We walked at least two miles in total and we were definitely behind schedule. I did not plan enough time to see the Grand Canyon. Since we were just passing through anyway I knew we’d never see much of it but now we were really behind schedule. We continued around the South Rim where there were a few great vistas. Beth got stuck behind the slowest driver ever (barely an exaggeration) in one area where there was nothing to see except trees. They were nice trees, sure, but it’s not like they were slowing down to view the canyon. It was dinner time and we never really ate lunch. Being in the car so long we tended to just snack on granola bars, fruit snacks, jerky, chips and Maeby’s favorite, popcorn. We didn’t have time to stop for a meal (nor was there a place to buy one) so I made peanut butter and jelly sandwiches on my lap using the lid from our food container as a tray.

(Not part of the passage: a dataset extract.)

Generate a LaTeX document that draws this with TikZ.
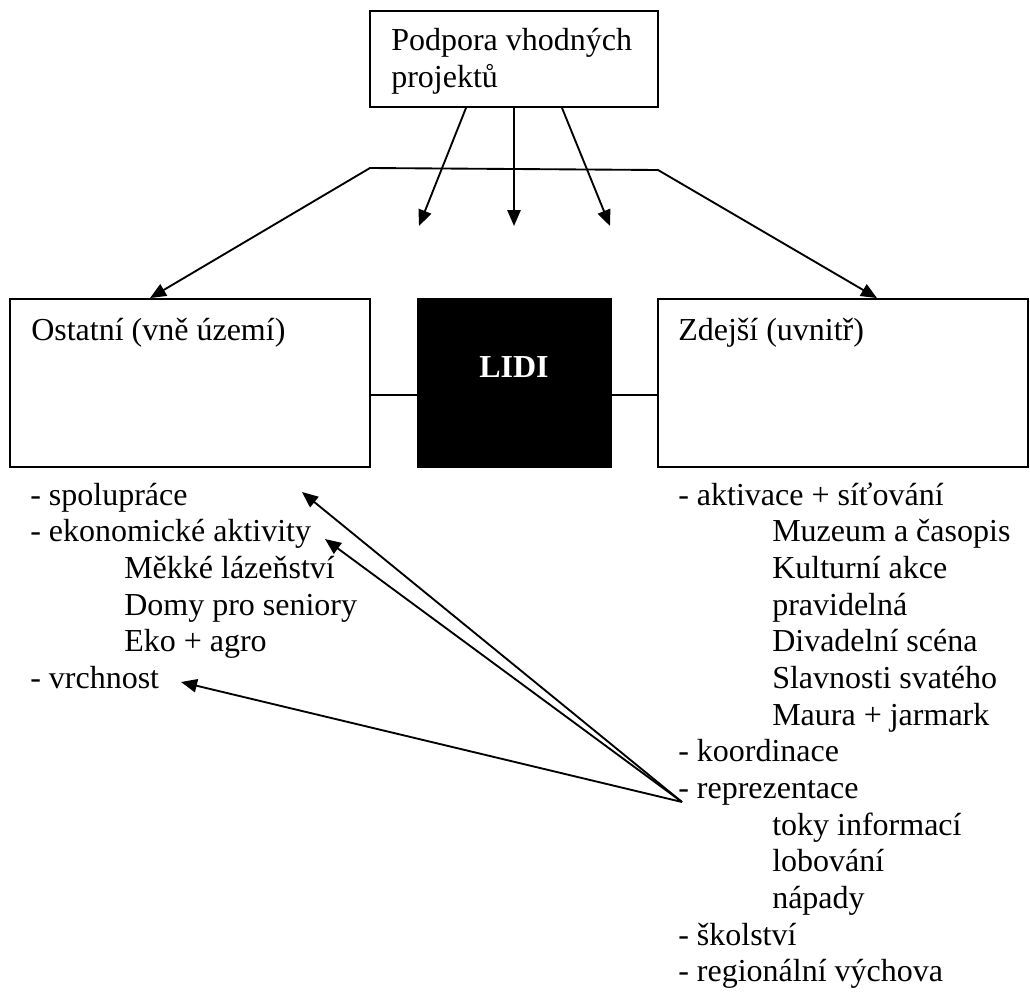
\documentclass[tikz,border=0pt]{standalone}
\usepackage{fontspec}
\setmainfont{Liberation Serif}
\usetikzlibrary{arrows.meta}

\begin{document}
\begin{tikzpicture}[x=0.75pt,y=0.75pt,yscale=-1,xscale=1,
  box/.style={draw,line width=1.4pt,inner sep=0pt},
  txt/.style={anchor=base west,inner sep=0pt,font=\fontsize{24}{27.5}\selectfont},
  tip/.style={-{Triangle[length=12pt,width=10pt]},line width=1.4pt}]
\useasboundingbox (0,0) rectangle (1030,992);

%Shape: Rectangle [top]
\node (podpora) [box,minimum width=216pt,minimum height=72pt] at (514,59) {};
%Shape: Rectangle [left]
\node (ostatni) [box,minimum width=270pt,minimum height=126pt] at (190,383) {};
%Shape: Rectangle [middle]
\node (lidi) [box,fill=black,minimum width=144.75pt,minimum height=126pt] at (514.5,383) {};
%Shape: Rectangle [right]
\node (zdejsi) [box,minimum width=277.5pt,minimum height=126pt] at (843,383) {};

%Straight Lines [arrows down]
\coordinate (d1) at (419,226);
\coordinate (d2) at (514,226);
\coordinate (d3) at (610,226);
\draw [tip] ([xshift=-36pt]podpora.south) -- (d1) ;
\draw [tip] (podpora.south) -- (d2) ;
\draw [tip] ([xshift=36pt]podpora.south) -- (d3) ;

%Straight Lines [roof]
\coordinate (rl) at (370,168);
\coordinate (rr) at (658,170);
\draw [{Triangle[length=12pt,width=10pt]}-{Triangle[length=12pt,width=10pt]},line width=1.4pt]
  ([xshift=-30pt]ostatni.north) -- (rl) -- (rr) -- ([xshift=25.5pt]zdejsi.north) ;

%Straight Lines [links]
\draw [line width=1pt] ([yshift=9pt]ostatni.east) -- ([yshift=9pt]lidi.west) ;
\draw [line width=1pt] ([yshift=9pt]lidi.east) -- ([yshift=9pt]zdejsi.west) ;

%Straight Lines [from reprezentace]
\coordinate (rep) at (682,802);
\coordinate (spol) at (302,492);
\coordinate (ekon) at (325,539);
\coordinate (vrch) at (181,682);
\draw [tip] (rep) -- (spol) ;
\draw [tip] (rep) -- (ekon) ;
\draw [tip] (rep) -- (vrch) ;

% Text Node
\node (t1) [txt] at (391,50) {Podpora vhodných};
% Text Node
\node (t2) [txt] at (391,87) {projektů};
% Text Node
\node (t3) [txt] at (31,340) {Ostatní (vně území)};
% Text Node
\node (t4) [txt] at (678,340) {Zdejší (uvnitř)};
% Text Node
\node (t5) [txt,anchor=base,text=white,font=\fontsize{24}{27.5}\selectfont\bfseries] at (514,377) {LIDI};

% Text Node
\node (l1) [txt] at (30,505) {- spolupráce};
% Text Node
\node (l2) [txt] at (30,541.7) {- ekonomické aktivity};
% Text Node
\node (l3) [txt] at (124,578.3) {Měkké lázeňství};
% Text Node
\node (l4) [txt] at (124,615) {Domy pro seniory};
% Text Node
\node (l5) [txt] at (124,651.7) {Eko + agro};
% Text Node
\node (l6) [txt] at (30,688.3) {- vrchnost};

% Text Node
\node (r1) [txt] at (678,505) {- aktivace + síťování};
% Text Node
\node (r2) [txt] at (772,541.7) {Muzeum a časopis};
% Text Node
\node (r3) [txt] at (772,578.3) {Kulturní akce};
% Text Node
\node (r4) [txt] at (772,615) {pravidelná};
% Text Node
\node (r5) [txt] at (772,651.7) {Divadelní scéna};
% Text Node
\node (r6) [txt] at (772,688.3) {Slavnosti svatého};
% Text Node
\node (r7) [txt] at (772,725) {Maura + jarmark};
% Text Node
\node (r8) [txt] at (678,761.7) {- koordinace};
% Text Node
\node (r9) [txt] at (678,798.3) {- reprezentace};
% Text Node
\node (r10) [txt] at (772,835) {toky informací};
% Text Node
\node (r11) [txt] at (772,871.7) {lobování};
% Text Node
\node (r12) [txt] at (772,908.3) {nápady};
% Text Node
\node (r13) [txt] at (678,945) {- školství};
% Text Node
\node (r14) [txt] at (678,981.7) {- regionální výchova};

\end{tikzpicture}
\end{document}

The views on the road out of the park were surprising. The Grand Canyon is the biggest draw but the peaks, canyons, and cliffs of the surrounding area were also awesome. Several smaller, slightly less grand canyons along the road East were exceptional. These smaller canyons were carved by the Little Colorado River. There was one place to pull off and view them where a Native American tribe was selling homemade art pieces. I took my sandwich with to take pictures quick and Maeby predictably stole my seat while I was gone. Once we were outside the National Park there were some small Native American settlements. We crossed the river on a regular bridge but next to it the inhabitants had built their own suspension bridge out of wood and rope. It was pretty wild. It looked like more of a cultural project than an actual everyday-use bridge.
The sun was setting over the desert behind us. The scenery was much harder to see in the dark so I tried to take a cat nap. Beth woke me up for the Utah border. Shortly after I had her pull off at the nearest sign of life so I could use the bathroom. A lodge hotel in Bluff, UT fortunately gave me the opportunity. They had a super nice bathroom too! I took over driving duties for the last two hours. Beth fell asleep leaving me to fend for myself against the mysteries of the road ahead. I saw many signs warning of high deer populations in the area. I only saw one but it was six feet off the road and extremely lucky. I also crossed a large slick of red further down the road. Scary.
The rest of the drive I played the part of Speed Racer trying to make it to our campground. I do not speed much anymore (because a cop in Indiana gave me good incentive not to) but we were really behind schedule. There were few towns on the way and I only passed a couple cars. I woke Beth when we finally reached Moab, UT. It was 11pm but the absolute perfect temperature. The KOA office was long closed but the staff set out a map for us so we could find our site. It wasn’t too far away and we set up our tent by lantern light. The ground was more level than our spot in Yellowstone and it was all sand. The tent stakes sure went in easily but I couldn’t get the mattress to fully inflate whatever I tried. End of day thirteen.